• Prompt: Select all lines in the records that include "this".

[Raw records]
>> Begin
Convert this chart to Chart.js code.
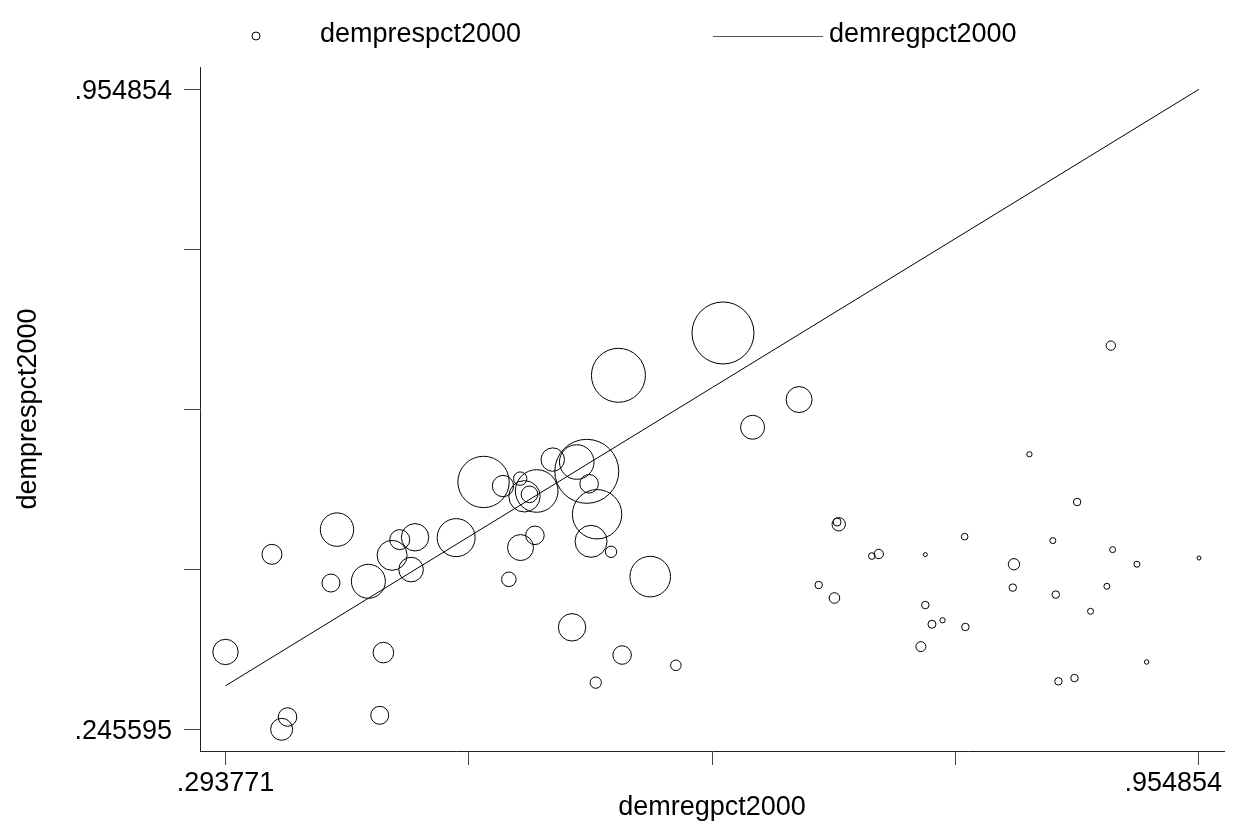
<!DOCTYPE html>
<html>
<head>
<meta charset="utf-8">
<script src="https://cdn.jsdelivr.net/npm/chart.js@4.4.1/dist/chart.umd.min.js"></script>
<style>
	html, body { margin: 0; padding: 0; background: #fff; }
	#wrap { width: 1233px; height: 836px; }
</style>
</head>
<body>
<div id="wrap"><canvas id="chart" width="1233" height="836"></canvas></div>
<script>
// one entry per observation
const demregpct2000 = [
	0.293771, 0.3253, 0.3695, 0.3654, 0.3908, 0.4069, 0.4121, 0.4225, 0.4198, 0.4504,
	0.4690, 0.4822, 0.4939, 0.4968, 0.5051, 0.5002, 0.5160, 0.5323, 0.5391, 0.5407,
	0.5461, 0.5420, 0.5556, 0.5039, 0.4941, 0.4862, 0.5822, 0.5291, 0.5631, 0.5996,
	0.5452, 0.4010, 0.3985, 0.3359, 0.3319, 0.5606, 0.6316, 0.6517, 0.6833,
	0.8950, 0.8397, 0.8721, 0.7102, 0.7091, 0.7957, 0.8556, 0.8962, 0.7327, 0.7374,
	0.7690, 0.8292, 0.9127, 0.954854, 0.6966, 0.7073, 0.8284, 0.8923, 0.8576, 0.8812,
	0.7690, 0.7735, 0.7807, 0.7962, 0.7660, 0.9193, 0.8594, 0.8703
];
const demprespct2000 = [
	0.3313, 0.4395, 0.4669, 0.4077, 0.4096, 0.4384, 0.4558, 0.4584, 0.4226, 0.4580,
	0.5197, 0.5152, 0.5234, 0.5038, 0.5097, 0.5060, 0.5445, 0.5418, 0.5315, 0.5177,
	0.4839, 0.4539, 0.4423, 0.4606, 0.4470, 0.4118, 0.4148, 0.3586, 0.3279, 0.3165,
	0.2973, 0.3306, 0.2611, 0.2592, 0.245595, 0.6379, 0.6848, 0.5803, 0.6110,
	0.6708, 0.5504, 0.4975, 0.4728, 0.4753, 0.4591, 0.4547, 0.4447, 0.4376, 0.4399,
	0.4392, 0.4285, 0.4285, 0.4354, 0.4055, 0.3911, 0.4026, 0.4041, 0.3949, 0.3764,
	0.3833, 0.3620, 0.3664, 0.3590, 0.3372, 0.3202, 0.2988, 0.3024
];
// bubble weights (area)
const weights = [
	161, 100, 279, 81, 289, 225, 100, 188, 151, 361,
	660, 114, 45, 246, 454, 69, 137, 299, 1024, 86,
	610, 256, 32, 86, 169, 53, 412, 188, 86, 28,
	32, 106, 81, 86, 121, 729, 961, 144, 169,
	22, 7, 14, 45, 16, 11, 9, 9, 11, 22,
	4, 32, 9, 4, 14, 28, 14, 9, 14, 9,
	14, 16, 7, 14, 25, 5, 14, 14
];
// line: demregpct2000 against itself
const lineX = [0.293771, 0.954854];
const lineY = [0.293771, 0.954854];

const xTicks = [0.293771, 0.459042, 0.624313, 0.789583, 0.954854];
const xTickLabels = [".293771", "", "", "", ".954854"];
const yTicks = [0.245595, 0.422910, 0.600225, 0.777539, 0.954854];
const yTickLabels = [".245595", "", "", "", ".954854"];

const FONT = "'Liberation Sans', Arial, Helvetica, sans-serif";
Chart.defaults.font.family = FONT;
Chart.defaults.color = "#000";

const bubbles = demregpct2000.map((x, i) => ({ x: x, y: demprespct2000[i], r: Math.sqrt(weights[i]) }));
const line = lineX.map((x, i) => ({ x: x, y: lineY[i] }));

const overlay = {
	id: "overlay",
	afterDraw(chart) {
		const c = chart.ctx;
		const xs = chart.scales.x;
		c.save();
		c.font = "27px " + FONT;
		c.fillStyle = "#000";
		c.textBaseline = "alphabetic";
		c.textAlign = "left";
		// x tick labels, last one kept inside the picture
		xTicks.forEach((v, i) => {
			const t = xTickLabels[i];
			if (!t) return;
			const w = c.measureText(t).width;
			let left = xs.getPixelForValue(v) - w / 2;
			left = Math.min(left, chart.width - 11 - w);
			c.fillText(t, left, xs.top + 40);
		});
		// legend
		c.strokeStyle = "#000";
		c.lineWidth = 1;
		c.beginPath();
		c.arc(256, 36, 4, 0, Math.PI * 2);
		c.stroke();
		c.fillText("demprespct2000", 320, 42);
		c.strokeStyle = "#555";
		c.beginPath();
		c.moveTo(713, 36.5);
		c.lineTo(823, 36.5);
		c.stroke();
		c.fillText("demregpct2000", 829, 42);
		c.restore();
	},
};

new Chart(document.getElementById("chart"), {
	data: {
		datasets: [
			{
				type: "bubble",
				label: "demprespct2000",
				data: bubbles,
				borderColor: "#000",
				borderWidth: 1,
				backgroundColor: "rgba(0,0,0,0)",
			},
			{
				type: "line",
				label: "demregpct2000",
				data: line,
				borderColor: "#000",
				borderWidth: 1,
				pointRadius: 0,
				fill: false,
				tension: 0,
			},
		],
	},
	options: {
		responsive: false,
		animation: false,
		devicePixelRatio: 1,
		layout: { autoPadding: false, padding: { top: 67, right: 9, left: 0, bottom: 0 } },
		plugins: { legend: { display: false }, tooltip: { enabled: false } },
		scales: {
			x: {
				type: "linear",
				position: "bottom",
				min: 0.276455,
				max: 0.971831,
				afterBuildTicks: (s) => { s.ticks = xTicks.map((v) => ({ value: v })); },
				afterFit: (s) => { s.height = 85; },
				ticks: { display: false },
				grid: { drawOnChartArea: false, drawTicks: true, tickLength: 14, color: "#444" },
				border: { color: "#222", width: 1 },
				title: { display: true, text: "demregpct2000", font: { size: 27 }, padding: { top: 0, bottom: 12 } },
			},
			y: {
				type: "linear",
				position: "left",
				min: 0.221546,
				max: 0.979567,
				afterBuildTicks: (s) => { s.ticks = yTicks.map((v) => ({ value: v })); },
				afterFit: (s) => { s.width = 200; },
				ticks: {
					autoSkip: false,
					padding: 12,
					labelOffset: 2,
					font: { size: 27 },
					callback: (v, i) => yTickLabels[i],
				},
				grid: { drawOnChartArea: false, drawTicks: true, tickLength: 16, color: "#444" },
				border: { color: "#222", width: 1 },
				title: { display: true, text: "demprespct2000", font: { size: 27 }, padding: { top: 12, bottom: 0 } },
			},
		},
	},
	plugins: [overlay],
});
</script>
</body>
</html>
>> End
>> Begin
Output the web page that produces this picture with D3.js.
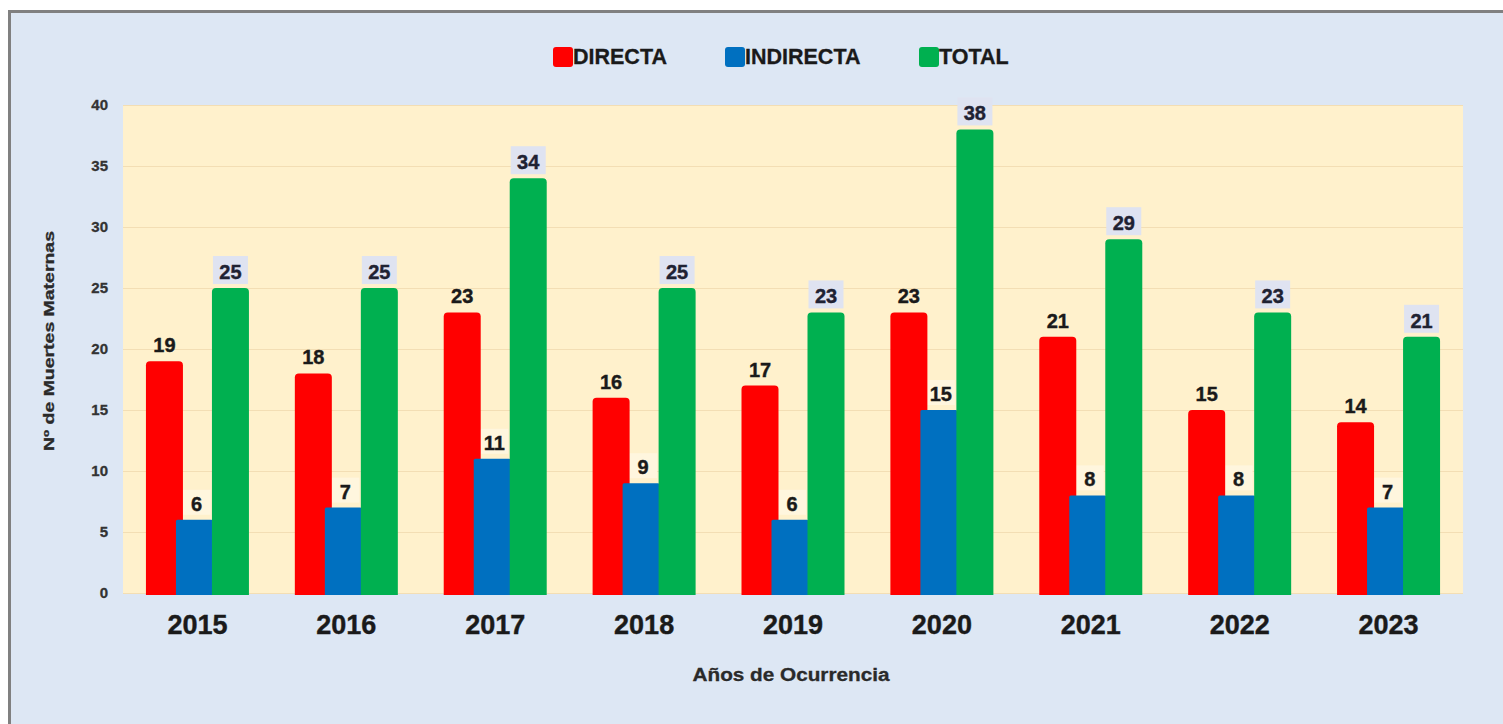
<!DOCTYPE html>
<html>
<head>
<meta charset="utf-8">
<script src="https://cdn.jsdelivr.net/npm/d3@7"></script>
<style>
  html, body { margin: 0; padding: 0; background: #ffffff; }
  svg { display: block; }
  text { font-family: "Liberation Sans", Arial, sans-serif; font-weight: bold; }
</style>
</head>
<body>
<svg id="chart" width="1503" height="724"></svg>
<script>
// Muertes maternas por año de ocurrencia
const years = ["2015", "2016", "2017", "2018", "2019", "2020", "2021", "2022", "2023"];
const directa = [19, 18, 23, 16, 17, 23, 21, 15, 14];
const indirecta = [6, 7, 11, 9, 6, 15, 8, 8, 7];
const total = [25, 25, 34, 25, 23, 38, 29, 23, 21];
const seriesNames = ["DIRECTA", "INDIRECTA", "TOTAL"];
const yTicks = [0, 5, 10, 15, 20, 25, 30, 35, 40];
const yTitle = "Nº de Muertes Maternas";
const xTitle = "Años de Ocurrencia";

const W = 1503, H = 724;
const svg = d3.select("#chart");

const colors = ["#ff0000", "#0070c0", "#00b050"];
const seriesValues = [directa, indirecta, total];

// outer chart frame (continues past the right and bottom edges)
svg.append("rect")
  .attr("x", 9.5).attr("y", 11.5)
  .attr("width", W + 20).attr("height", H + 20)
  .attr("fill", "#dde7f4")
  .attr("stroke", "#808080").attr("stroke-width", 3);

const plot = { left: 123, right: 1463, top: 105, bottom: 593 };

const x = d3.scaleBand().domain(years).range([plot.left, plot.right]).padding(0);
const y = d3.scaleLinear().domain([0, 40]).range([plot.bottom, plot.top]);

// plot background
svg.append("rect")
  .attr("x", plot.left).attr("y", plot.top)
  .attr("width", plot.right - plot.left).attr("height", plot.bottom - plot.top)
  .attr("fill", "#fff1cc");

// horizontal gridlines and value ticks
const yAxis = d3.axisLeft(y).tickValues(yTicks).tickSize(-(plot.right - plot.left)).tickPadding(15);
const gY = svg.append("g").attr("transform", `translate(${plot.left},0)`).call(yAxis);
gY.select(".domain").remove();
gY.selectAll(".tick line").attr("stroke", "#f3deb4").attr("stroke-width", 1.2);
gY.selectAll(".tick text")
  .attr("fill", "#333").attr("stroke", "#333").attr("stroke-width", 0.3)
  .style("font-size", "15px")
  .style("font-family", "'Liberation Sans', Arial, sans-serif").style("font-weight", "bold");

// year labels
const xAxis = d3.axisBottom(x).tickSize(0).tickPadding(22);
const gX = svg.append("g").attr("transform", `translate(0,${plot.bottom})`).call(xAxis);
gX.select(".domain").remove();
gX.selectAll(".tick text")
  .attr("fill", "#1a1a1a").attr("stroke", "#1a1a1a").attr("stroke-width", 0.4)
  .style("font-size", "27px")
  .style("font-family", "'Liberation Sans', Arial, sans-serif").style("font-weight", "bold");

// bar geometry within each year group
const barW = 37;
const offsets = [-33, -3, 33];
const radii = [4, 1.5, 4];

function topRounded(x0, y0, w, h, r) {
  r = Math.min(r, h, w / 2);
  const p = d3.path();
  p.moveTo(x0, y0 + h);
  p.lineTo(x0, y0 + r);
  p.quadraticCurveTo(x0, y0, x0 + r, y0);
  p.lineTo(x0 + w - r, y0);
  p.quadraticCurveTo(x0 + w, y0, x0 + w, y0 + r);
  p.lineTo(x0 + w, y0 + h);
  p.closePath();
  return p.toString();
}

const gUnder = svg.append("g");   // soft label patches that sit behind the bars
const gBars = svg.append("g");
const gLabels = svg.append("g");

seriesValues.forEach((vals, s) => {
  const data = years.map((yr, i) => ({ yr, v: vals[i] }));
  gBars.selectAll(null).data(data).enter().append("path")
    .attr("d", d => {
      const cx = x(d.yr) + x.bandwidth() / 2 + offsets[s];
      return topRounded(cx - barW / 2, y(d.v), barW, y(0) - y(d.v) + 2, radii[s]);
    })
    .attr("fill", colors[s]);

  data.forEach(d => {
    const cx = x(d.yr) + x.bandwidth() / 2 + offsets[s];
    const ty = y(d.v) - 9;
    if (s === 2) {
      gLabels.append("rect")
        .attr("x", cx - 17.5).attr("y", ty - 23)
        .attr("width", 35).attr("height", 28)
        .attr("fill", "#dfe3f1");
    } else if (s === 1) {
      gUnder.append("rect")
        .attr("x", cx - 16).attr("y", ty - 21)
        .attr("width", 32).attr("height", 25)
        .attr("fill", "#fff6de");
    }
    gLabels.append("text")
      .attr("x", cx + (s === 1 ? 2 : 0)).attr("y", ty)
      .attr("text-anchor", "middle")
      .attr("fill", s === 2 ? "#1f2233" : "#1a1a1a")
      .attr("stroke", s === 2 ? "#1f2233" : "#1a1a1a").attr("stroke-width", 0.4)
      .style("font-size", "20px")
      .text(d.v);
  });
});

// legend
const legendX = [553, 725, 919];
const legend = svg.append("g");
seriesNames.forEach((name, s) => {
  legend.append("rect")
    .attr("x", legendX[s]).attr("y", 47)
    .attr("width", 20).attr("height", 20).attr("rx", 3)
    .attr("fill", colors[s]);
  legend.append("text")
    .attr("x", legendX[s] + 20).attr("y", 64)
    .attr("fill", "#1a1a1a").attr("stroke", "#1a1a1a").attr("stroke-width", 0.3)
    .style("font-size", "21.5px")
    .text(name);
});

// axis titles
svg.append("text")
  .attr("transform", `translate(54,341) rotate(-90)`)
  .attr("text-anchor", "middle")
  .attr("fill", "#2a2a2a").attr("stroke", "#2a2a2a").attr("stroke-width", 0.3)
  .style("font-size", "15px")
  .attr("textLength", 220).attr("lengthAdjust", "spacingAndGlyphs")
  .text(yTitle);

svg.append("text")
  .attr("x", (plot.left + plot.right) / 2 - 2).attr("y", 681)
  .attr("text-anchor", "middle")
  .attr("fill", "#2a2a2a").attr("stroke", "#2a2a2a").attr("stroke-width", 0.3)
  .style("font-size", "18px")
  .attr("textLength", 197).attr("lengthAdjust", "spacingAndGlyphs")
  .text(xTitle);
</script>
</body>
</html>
>> End
• Output:
Convert this chart to Chart.js code.
Output the web page that produces this picture with D3.js.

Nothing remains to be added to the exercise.